In the NRS survey of 1,709 rosacea patients, nearly 93% said they had experienced physical discomfort as a result of the disorder. A burning sensation was the most commonly cited, named by 76% of the respondents. Itching was reported by two-thirds of the patients, followed closely by stinging, mentioned by 61%.
Among the other physical discomforts experienced by the survey participants were tightness, cited by 45%; swelling, named by 44%; tenderness, mentioned by 41%; tingling, 32%; prickling, 25%; and headache, 19%.

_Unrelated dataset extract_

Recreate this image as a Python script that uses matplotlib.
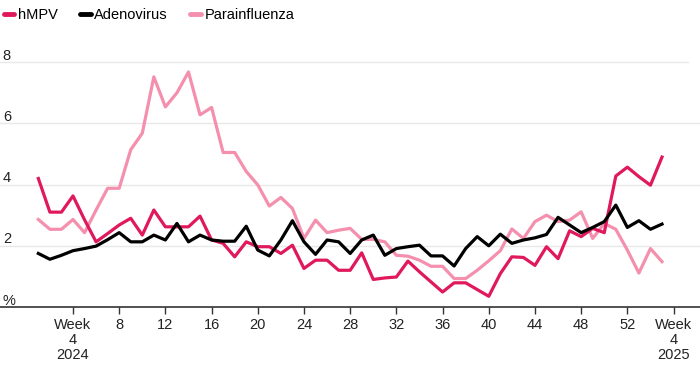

“The physical pain of rosacea is often overshadowed by the changes in appearance and the emotional impact of the condition, but all aspects deserve to be addressed,” said Dr. Julie Harper, clinical associate professor of dermatology at the University of Alabama – Birmingham. “Ideally, medical therapy combined with avoidance of individual triggers can help to bring about a remission of symptoms, which will reduce both the emotional and physical toll of the disorder.”
The cheeks were the most common site for rosacea-related discomfort, named by 85% of the respondents, followed by the nose, cited by 58%. The eyes were another commonly affected site, mentioned by 45%, while the chin and forehead were reported by 42% each. Other affected areas included the scalp, named by 21%; the neck, 18%; the ears, 15%; and behind the ears, 11%.